Lokasi yang setiap bulannya bisa menghasilkan beberapa juta hingga puluhan juta hanya mau diberikan ‘tali asih’ yang berkisar antara Rp. 2.500.000 s.d Rp. 3.000.000, tentu ini membuat mereka meradang, mereka merasa seolah-olah ditipu, harga dirinya merasa diinjak-injak, hingga luapan emosinya tak tertahan serta tersulut dan gelap mata, membakar rumah besar mereka sendiri.

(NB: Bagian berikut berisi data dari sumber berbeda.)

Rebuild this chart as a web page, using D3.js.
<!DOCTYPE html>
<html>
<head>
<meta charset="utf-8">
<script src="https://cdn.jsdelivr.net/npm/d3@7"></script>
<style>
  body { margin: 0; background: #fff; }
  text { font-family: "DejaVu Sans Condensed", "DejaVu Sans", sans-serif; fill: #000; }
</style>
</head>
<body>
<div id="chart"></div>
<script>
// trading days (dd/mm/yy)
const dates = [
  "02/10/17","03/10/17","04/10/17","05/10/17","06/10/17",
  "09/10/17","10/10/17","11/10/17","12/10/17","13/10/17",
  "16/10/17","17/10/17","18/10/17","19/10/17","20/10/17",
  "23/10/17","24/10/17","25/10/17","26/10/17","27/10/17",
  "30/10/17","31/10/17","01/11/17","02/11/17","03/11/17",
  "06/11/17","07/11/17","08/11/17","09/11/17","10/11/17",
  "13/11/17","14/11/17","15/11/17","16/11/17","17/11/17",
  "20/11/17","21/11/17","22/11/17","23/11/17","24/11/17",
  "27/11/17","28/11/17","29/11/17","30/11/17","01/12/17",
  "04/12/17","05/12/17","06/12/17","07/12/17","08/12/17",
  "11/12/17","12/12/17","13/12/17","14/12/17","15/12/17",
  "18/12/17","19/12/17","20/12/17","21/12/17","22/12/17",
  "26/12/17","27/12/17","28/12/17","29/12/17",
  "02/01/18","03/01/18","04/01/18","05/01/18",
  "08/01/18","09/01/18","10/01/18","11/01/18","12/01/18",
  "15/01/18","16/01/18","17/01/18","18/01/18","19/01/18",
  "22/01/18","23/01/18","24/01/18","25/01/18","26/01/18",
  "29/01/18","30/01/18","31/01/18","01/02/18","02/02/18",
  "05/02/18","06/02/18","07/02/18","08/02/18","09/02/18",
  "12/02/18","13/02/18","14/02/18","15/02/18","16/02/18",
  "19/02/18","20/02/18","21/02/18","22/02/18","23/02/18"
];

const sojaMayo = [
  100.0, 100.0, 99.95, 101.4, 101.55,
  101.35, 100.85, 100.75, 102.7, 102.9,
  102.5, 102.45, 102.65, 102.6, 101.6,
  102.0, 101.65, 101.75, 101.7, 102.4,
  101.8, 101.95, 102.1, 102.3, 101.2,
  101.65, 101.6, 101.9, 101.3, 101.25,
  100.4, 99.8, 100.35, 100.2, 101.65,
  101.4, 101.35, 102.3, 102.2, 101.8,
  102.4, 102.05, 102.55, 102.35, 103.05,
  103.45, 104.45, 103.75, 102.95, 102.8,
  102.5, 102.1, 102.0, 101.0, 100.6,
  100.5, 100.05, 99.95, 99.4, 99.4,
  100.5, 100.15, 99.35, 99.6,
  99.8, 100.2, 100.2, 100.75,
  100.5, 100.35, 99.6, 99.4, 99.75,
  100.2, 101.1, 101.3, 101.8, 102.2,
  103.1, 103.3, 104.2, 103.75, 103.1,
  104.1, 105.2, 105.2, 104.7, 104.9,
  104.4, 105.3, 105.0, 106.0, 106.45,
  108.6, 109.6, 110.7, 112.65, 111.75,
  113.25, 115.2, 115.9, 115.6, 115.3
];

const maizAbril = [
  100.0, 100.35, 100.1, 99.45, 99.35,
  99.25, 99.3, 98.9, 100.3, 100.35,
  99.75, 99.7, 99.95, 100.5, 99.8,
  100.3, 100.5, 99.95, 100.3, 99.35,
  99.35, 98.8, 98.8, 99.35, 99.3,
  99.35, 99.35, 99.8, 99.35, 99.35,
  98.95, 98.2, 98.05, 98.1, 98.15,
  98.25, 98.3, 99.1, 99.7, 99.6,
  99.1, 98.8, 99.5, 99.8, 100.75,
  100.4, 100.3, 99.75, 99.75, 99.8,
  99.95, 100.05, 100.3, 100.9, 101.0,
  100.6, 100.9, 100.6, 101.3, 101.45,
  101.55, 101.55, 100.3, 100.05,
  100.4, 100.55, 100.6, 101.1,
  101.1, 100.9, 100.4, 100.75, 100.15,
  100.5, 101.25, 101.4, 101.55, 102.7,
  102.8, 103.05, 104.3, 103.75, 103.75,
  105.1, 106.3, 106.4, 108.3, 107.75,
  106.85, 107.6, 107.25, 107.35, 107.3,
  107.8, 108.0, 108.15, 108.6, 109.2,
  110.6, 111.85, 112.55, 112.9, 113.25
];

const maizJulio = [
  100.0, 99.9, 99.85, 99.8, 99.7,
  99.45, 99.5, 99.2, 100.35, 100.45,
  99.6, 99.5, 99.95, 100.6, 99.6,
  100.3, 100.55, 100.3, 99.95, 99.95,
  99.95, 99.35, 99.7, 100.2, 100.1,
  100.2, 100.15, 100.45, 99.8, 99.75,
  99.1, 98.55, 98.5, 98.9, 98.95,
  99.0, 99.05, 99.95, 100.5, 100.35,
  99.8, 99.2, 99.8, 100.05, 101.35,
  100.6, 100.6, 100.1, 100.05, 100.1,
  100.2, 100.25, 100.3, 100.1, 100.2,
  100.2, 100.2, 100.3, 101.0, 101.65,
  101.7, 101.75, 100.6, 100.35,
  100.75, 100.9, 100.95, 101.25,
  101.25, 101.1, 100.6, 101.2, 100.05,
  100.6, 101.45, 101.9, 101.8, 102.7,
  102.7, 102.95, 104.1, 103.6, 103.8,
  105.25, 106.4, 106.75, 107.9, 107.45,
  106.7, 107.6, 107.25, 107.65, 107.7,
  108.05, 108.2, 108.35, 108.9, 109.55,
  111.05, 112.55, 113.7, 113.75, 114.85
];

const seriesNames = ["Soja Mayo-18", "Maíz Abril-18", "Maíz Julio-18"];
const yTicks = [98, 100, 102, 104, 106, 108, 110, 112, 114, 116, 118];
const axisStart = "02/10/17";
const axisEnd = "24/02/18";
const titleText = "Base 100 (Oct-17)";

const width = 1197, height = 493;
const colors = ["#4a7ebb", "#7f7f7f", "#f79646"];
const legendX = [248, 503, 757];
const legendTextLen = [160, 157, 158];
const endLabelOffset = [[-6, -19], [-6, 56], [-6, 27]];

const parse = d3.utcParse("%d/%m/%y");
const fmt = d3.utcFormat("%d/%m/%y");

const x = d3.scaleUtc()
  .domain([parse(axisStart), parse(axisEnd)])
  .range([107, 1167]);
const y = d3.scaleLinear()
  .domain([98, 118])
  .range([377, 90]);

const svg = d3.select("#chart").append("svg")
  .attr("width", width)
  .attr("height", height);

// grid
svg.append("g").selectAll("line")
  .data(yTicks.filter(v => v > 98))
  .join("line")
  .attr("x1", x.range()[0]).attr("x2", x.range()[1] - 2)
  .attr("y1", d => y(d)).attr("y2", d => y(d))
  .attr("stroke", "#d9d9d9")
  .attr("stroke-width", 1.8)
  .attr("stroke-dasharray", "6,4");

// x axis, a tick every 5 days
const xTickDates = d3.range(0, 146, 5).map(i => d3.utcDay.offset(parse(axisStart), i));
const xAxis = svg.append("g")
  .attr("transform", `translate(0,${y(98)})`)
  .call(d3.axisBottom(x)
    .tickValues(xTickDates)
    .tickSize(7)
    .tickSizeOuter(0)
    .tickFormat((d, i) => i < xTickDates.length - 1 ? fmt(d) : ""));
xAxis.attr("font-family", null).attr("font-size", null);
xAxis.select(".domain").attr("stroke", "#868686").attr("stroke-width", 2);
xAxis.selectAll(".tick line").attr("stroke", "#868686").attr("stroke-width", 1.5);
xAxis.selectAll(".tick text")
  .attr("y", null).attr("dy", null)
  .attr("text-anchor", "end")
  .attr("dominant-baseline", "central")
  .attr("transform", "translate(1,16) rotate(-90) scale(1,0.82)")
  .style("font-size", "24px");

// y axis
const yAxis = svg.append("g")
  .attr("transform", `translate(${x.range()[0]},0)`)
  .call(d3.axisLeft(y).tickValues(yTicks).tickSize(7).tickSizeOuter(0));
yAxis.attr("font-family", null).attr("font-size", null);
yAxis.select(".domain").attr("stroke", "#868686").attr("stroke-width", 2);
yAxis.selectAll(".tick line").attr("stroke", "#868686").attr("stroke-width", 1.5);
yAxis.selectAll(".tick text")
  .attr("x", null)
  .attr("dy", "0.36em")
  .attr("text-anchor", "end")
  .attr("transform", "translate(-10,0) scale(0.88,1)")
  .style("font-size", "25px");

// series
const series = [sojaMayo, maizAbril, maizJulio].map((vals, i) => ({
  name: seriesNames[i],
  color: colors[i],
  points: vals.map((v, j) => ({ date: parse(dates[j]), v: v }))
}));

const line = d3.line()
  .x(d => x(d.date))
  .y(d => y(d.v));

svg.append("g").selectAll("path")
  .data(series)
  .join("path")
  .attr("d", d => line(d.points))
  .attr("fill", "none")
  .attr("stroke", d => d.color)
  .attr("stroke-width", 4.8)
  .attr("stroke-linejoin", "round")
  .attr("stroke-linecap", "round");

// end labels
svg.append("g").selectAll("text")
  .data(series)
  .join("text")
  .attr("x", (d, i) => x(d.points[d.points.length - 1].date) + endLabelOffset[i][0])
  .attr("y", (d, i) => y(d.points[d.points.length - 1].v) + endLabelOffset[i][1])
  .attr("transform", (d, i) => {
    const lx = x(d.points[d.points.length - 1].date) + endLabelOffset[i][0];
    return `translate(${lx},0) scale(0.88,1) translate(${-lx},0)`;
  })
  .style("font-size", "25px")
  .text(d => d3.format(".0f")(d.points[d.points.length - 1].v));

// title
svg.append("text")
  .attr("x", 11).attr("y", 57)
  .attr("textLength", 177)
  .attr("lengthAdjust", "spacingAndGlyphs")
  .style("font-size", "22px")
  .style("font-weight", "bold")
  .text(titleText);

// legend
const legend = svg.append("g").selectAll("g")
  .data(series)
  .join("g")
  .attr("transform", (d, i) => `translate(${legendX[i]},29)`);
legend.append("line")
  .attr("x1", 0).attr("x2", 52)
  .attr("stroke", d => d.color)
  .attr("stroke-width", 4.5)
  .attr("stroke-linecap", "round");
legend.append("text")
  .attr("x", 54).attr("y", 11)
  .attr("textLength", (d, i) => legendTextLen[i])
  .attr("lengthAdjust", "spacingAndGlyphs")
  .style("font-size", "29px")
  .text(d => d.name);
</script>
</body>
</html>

Disini ada hal menarik yang perlu kita cermati bersama, perusahaan menggunakan istilah ‘Tali Asih’ yang bisa disimpulkan maknanya adalah sesuatu yang diberikan sebagai bentuk kepedulian atau pengasihan. Artinya perusahaan tidak memberikan ganti rugi tetapi sebuah pengasihan, mungkin perusahaan merasa memang mereka tidak memiliki kewajiban untuk itu.
Nah jika seperti itu seharusnya tali asih tidak hanya didapatkan oleh mereka yang memiliki lokasi saja, dimana notabene rata-rata mereka ini meraup lebih banyak manfaat dan keuntungan dari lokasinya selama ini. Sebab yang kena dampak dari investasi perusahaan bukan mereka saja, pemilik lokasi itu hanya segelintir saja, namun yang tidak sempat diperhitungkan adalah mereka yang berprofesi sebagai pekerja kasar (petugas lubang), kijang (pengangkut barang), ojek, kabilasa, pedagang, dan beberapa komponen yang tidak terdata.
Jika perusahaan menggunakan istilah tali asih tepatnya untuk mereka yang bukan pemilik lokasi sebagaimana disebutkan, nah bagaimana dengan pemilik lokasi tentunya lebih tepat adalah ganti rugi apalagi jika lokasinya tidak dalam wilayah izin investasi, hanya menjadi wilayah terdampak.
Untuk meredam gejolak serta memulihkan stabilitas daerah dua hal pokok yang disyaratkan oleh mereka segera dipercepat realisasinya, selanjutnya harapannya penyelesaian tuntutan ini tidak menimbulkan polemik baru lagi, sebab khawatirnya polemik ini tidak akan kunjung berhenti jika yang diberi pengasihan hanya pemilik lokasi saja, sementara pihak lain yang turut serta terdampak tidak dipikirkan juga.